What is Working Capital Strategy?
Definition
Working Capital Strategy is the financial approach a company uses to manage short-term assets and liabilities in order to maintain liquidity, support daily operations, and optimize cash flow. It involves coordinating receivables, inventory, and payables policies so that operational funding needs are met while improving financial efficiency.
Organizations apply working capital strategies within general ledger accounting and financial planning systems to ensure operational activities—such as purchasing inventory and managing invoice processing—are funded effectively. A well-designed strategy helps businesses maintain financial stability while supporting growth.
Core Objectives of a Working Capital Strategy
The primary goal of a working capital strategy is to ensure that a company maintains sufficient liquidity without holding excessive capital in operational assets. Finance teams design these strategies to balance operational funding needs with efficient capital utilization.
Common objectives include improving liquidity management, strengthening operational efficiency, and supporting sustainable growth. Many organizations align these objectives with governance structures such as a Working Capital Governance Framework, ensuring consistent financial oversight across departments.
Key Components of a Working Capital Strategy
A strong working capital strategy focuses on optimizing several operational financial elements that influence cash flow and liquidity.
Receivables management affecting Working Capital Impact (Receivables)
Inventory management analyzed through metrics like Inventory to Working Capital Ratio
Accounts payable policies designed to align supplier payment schedules
Operational liquidity efficiency measured through Working Capital Conversion Efficiency
Supplier relationship management often supported by AP Working Capital Strategy
By coordinating these components, organizations can ensure efficient capital utilization while maintaining smooth operational flows.
Types of Working Capital Strategies
Companies typically adopt different working capital strategies depending on their industry, operational cycle, and risk tolerance.
Conservative strategy where higher liquidity buffers are maintained to ensure financial stability
Moderate strategy balancing operational liquidity with efficient capital usage
Aggressive strategy focusing on minimizing idle capital while maximizing operational efficiency
Finance leaders evaluate these strategies using analytical tools such as Working Capital Sensitivity Analysis, which models how operational changes affect liquidity and funding requirements.
Real-World Business Scenario
Consider a consumer goods company that experiences seasonal demand spikes. During peak sales periods, the company increases inventory levels and offers extended credit terms to retail partners. Without an effective working capital strategy, these activities could place pressure on liquidity.
To manage this, the company may optimize its working capital cycle by improving receivable collections and negotiating longer supplier payment terms. Finance teams often analyze these improvements through tools like a Working Capital Optimization Model.
These adjustments reduce the amount of capital tied up in operations while maintaining product availability and sales performance.

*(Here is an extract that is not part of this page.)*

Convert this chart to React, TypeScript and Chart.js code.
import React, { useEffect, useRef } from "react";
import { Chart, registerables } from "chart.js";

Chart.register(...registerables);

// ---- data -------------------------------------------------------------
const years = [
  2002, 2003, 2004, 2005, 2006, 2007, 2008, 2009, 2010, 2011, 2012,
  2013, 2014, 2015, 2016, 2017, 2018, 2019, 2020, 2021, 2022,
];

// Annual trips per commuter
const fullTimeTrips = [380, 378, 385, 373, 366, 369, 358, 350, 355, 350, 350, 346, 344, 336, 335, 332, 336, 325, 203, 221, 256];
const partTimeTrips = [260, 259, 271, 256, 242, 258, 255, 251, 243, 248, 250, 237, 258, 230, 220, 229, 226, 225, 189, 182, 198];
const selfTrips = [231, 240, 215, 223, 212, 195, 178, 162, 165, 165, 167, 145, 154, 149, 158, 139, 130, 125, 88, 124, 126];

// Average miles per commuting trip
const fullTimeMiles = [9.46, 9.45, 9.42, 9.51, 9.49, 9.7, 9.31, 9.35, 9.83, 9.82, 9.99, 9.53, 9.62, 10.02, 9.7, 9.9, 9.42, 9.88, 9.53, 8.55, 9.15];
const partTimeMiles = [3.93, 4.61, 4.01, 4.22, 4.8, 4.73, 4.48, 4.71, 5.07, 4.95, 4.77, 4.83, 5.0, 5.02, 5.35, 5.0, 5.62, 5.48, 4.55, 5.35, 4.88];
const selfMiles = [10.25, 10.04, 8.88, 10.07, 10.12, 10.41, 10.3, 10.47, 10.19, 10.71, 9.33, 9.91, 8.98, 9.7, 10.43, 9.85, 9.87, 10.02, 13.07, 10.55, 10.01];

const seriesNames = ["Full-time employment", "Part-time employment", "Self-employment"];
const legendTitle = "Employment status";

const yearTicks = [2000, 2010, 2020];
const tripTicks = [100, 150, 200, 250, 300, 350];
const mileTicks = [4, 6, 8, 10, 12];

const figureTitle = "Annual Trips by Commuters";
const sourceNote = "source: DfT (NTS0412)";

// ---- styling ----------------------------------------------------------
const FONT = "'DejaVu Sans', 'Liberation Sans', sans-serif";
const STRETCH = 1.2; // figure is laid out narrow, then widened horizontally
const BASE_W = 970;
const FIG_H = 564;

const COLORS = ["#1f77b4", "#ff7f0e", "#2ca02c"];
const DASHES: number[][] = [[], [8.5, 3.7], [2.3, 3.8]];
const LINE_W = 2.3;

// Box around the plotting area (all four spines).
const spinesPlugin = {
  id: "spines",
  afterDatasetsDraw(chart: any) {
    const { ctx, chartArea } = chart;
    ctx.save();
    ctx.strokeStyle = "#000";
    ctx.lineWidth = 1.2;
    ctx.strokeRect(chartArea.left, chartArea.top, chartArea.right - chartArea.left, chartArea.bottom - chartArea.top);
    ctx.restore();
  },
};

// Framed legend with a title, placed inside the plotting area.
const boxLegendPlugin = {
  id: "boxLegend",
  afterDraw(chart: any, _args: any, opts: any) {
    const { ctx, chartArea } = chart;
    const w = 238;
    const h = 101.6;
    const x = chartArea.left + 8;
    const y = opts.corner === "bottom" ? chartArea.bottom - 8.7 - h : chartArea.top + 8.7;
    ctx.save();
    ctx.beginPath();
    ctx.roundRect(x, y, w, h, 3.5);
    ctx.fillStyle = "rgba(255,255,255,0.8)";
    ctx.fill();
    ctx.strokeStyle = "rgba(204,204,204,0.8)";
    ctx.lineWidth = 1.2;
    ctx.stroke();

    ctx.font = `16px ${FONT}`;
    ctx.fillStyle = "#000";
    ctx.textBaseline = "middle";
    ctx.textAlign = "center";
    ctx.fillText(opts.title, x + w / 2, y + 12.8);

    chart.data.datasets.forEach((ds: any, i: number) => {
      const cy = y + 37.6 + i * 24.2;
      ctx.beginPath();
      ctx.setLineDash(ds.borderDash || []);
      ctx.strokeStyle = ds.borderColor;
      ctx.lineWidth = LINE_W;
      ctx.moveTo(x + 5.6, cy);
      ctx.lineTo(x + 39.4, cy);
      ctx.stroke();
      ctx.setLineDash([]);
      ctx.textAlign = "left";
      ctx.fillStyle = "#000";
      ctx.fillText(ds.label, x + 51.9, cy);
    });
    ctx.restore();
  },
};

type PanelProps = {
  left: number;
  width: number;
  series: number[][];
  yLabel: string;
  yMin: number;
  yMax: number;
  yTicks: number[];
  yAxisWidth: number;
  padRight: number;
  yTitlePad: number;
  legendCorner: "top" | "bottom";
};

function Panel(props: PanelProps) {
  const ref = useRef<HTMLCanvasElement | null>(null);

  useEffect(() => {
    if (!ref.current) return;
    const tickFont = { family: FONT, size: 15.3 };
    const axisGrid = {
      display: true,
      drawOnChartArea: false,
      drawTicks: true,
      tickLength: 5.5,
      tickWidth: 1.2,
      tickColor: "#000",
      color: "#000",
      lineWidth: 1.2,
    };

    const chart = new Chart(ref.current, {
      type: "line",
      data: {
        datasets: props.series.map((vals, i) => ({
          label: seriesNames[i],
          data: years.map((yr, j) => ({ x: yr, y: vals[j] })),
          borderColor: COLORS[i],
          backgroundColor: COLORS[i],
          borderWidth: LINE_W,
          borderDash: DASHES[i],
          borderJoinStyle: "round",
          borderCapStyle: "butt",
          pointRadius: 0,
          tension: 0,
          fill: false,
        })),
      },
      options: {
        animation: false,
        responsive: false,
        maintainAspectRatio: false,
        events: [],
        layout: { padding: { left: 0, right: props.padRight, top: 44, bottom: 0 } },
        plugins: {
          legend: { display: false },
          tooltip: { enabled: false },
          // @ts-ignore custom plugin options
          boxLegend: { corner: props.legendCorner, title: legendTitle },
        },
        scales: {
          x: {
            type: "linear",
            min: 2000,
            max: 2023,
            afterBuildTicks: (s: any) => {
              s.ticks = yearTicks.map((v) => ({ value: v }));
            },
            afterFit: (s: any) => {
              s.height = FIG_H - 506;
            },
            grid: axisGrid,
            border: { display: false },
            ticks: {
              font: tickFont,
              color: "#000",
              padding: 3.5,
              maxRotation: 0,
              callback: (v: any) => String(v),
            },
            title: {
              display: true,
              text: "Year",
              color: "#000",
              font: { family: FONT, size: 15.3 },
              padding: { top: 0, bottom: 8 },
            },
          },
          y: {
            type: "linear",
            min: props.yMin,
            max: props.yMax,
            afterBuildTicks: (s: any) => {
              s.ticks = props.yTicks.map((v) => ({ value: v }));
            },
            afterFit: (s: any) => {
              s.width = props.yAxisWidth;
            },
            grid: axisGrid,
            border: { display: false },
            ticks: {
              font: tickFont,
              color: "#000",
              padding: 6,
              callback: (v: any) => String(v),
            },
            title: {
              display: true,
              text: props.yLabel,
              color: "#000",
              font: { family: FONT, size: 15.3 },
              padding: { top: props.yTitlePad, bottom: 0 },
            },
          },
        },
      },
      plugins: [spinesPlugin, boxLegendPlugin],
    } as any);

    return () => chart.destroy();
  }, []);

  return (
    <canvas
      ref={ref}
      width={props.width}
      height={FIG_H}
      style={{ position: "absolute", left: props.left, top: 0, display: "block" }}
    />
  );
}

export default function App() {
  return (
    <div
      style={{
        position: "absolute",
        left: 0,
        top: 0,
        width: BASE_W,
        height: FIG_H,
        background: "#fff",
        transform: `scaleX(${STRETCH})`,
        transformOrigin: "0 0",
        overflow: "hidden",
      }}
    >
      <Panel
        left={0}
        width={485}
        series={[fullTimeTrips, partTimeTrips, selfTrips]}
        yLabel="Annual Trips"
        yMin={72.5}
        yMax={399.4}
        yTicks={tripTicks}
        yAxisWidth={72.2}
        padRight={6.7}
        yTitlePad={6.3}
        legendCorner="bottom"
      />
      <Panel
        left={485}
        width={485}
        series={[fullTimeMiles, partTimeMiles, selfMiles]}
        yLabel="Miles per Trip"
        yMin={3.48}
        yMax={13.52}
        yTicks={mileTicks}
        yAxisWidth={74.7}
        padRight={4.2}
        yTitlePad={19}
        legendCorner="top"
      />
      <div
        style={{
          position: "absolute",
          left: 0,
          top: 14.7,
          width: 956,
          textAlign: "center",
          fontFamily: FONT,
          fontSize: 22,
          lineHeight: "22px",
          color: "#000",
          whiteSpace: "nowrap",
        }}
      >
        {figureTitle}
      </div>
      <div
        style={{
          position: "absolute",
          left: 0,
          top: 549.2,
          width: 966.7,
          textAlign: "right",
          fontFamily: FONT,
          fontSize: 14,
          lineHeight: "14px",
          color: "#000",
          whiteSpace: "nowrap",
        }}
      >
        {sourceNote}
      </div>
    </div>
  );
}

Strategic Importance in Corporate Finance
Working capital strategy plays an essential role in corporate financial planning because it directly affects liquidity, operational flexibility, and investment capacity. Companies with efficient strategies can operate with lower capital requirements while maintaining strong cash flow.

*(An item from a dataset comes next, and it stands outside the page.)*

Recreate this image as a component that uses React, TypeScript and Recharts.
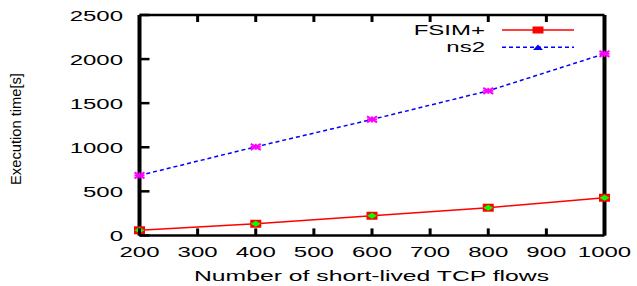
import React from "react";
import { LineChart, Line, XAxis, YAxis } from "recharts";

const flows = [200, 400, 600, 800, 1000];
const fsimValues = [58, 132, 223, 314, 427];
const ns2Values = [680, 1005, 1315, 1640, 2060];
const xTicks = [200, 300, 400, 500, 600, 700, 800, 900, 1000];
const yTicks = [0, 500, 1000, 1500, 2000, 2500];
const seriesNames = ["FSIM+", "ns2"];
const xTitle = "Number of short-lived TCP flows";
const yTitle = "Execution time[s]";

const data = flows.map((f, i) => ({ x: f, fsim: fsimValues[i], ns2: ns2Values[i] }));

const FONT = "'Liberation Sans', Arial, sans-serif";
const FS = 15;
const SX = 1.6;

const BottomTick = (props: any) => {
  const { x, y, payload } = props;
  return (
    <g>
      <line x1={x} x2={x} y1={y} y2={y - 7} stroke="#000" strokeWidth={3} />
      <text
        transform={`translate(${x},${y + 21.5}) scale(${SX},1)`}
        textAnchor="middle"
        fontFamily={FONT}
        fontSize={FS}
        fill="#000"
      >
        {payload.value}
      </text>
    </g>
  );
};

const TopTick = (props: any) => {
  const { x, y } = props;
  return <line x1={x} x2={x} y1={y} y2={y + 7} stroke="#000" strokeWidth={3} />;
};

const LeftTick = (props: any) => {
  const { x, y, payload } = props;
  return (
    <g>
      <line x1={x} x2={x + 10} y1={y} y2={y} stroke="#000" strokeWidth={2.5} />
      <text
        transform={`translate(${x - 16.5},${y + 5.5}) scale(${SX},1)`}
        textAnchor="end"
        fontFamily={FONT}
        fontSize={FS}
        fill="#000"
      >
        {payload.value}
      </text>
    </g>
  );
};

const RightTick = (props: any) => {
  const { x, y } = props;
  return <line x1={x} x2={x - 10} y1={y} y2={y} stroke="#000" strokeWidth={2.5} />;
};

const FsimDot = (props: any) => {
  const { cx, cy } = props;
  return (
    <g>
      <rect x={cx - 5.5} y={cy - 4} width={11} height={8} fill="#ff0000" />
      <polygon
        points={`${cx - 5},${cy} ${cx},${cy - 3} ${cx + 5},${cy} ${cx},${cy + 3}`}
        fill="#00ff00"
      />
    </g>
  );
};

const Ns2Dot = (props: any) => {
  const { cx, cy } = props;
  return (
    <g stroke="#ff00ff" strokeWidth={2}>
      <line x1={cx - 5} x2={cx + 5} y1={cy - 3} y2={cy + 3} />
      <line x1={cx - 5} x2={cx + 5} y1={cy + 3} y2={cy - 3} />
      <line x1={cx - 5} x2={cx + 5} y1={cy} y2={cy} />
      <line x1={cx} x2={cx} y1={cy - 3} y2={cy + 3} />
    </g>
  );
};

export default function App() {
  return (
    <div style={{ position: "absolute", left: 0, top: 0, width: 637, height: 286, background: "#fff" }}>
      <LineChart
        width={637}
        height={286}
        data={data}
        margin={{ top: 14, left: 138.5, right: 31.5, bottom: 49.6 }}
      >
        <XAxis
          xAxisId="b"
          dataKey="x"
          type="number"
          domain={[200, 1000]}
          ticks={xTicks}
          orientation="bottom"
          height={1}
          tickSize={0}
          tickMargin={0}
          tickLine={false}
          axisLine={{ stroke: "#000", strokeWidth: 2.5 }}
          tick={<BottomTick />}
          interval={0}
        />
        <XAxis
          xAxisId="t"
          dataKey="x"
          type="number"
          domain={[200, 1000]}
          ticks={xTicks}
          orientation="top"
          height={1}
          tickSize={0}
          tickMargin={0}
          tickLine={false}
          axisLine={{ stroke: "#000", strokeWidth: 2.5 }}
          tick={<TopTick />}
          interval={0}
        />
        <YAxis
          yAxisId="l"
          type="number"
          domain={[0, 2500]}
          ticks={yTicks}
          orientation="left"
          width={1}
          tickSize={0}
          tickMargin={0}
          tickLine={false}
          axisLine={{ stroke: "#000", strokeWidth: 4 }}
          tick={<LeftTick />}
          interval={0}
        />
        <YAxis
          yAxisId="r"
          type="number"
          domain={[0, 2500]}
          ticks={yTicks}
          orientation="right"
          width={1}
          tickSize={0}
          tickMargin={0}
          tickLine={false}
          axisLine={{ stroke: "#000", strokeWidth: 4 }}
          tick={<RightTick />}
          interval={0}
        />
        <Line
          xAxisId="b"
          yAxisId="l"
          type="linear"
          dataKey="ns2"
          stroke="#0000ff"
          strokeWidth={1.5}
          strokeDasharray="4 3"
          dot={(p: any) => <Ns2Dot {...p} key={`n${p.index}`} />}
          isAnimationActive={false}
        />
        <Line
          xAxisId="b"
          yAxisId="l"
          type="linear"
          dataKey="fsim"
          stroke="#ff0000"
          strokeWidth={1.5}
          dot={(p: any) => <FsimDot {...p} key={`f${p.index}`} />}
          isAnimationActive={false}
        />
      </LineChart>
      <svg
        width={637}
        height={286}
        style={{ position: "absolute", left: 0, top: 0, pointerEvents: "none" }}
      >
        <text
          transform={`translate(485,35) scale(${SX},1)`}
          textAnchor="end"
          fontFamily={FONT}
          fontSize={FS}
          fill="#000"
        >
          {seriesNames[0]}
        </text>
        <line x1={502} x2={574} y1={30} y2={30} stroke="#ff0000" strokeWidth={1.5} />
        <rect x={532.5} y={26.5} width={11} height={7} fill="#ff0000" />
        <text
          transform={`translate(485,51.5) scale(${SX},1)`}
          textAnchor="end"
          fontFamily={FONT}
          fontSize={FS}
          fill="#000"
        >
          {seriesNames[1]}
        </text>
        <line
          x1={502}
          x2={574}
          y1={47.3}
          y2={47.3}
          stroke="#0000ff"
          strokeWidth={1.5}
          strokeDasharray="4 3"
        />
        <polygon points="533,50 538,44.5 543,50" fill="#0000ff" />
        <text
          transform={`translate(371.5,280.7) scale(1.65,1)`}
          textAnchor="middle"
          fontFamily={FONT}
          fontSize={FS}
          fill="#000"
        >
          {xTitle}
        </text>
        <text
          transform={`translate(21,129) rotate(-90) scale(0.98,1)`}
          textAnchor="middle"
          fontFamily={FONT}
          fontSize={15}
          fill="#000"
        >
          {yTitle}
        </text>
      </svg>
    </div>
  );
}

Organizations frequently monitor strategy performance through frameworks such as Working Capital Control (Budget View), which integrates liquidity planning into financial forecasting.
In mergers and acquisitions, working capital levels and policies may also influence mechanisms such as Working Capital Purchase Price Adjustment, ensuring that acquired companies maintain adequate operational liquidity.
Best Practices for Implementing a Working Capital Strategy
Finance teams adopt several best practices to design and maintain effective working capital strategies.
Establish clear liquidity targets and operational benchmarks
Monitor performance through Working Capital Benchmark Comparison
Continuously refine operational processes through Working Capital Continuous Improvement
Strengthen supplier and customer payment policies
Maintain financial flexibility using tools such as a Revolving Working Capital Facility
Align financial strategy with operational planning
These practices help companies maintain balanced liquidity while supporting operational efficiency and growth.
Summary
Working Capital Strategy defines how organizations manage short-term assets and liabilities to maintain liquidity and optimize operational funding. By balancing receivables, inventory, and payables policies, companies can improve cash flow and operational efficiency. A well-structured working capital strategy strengthens financial stability, supports growth initiatives, and enhances overall financial performance.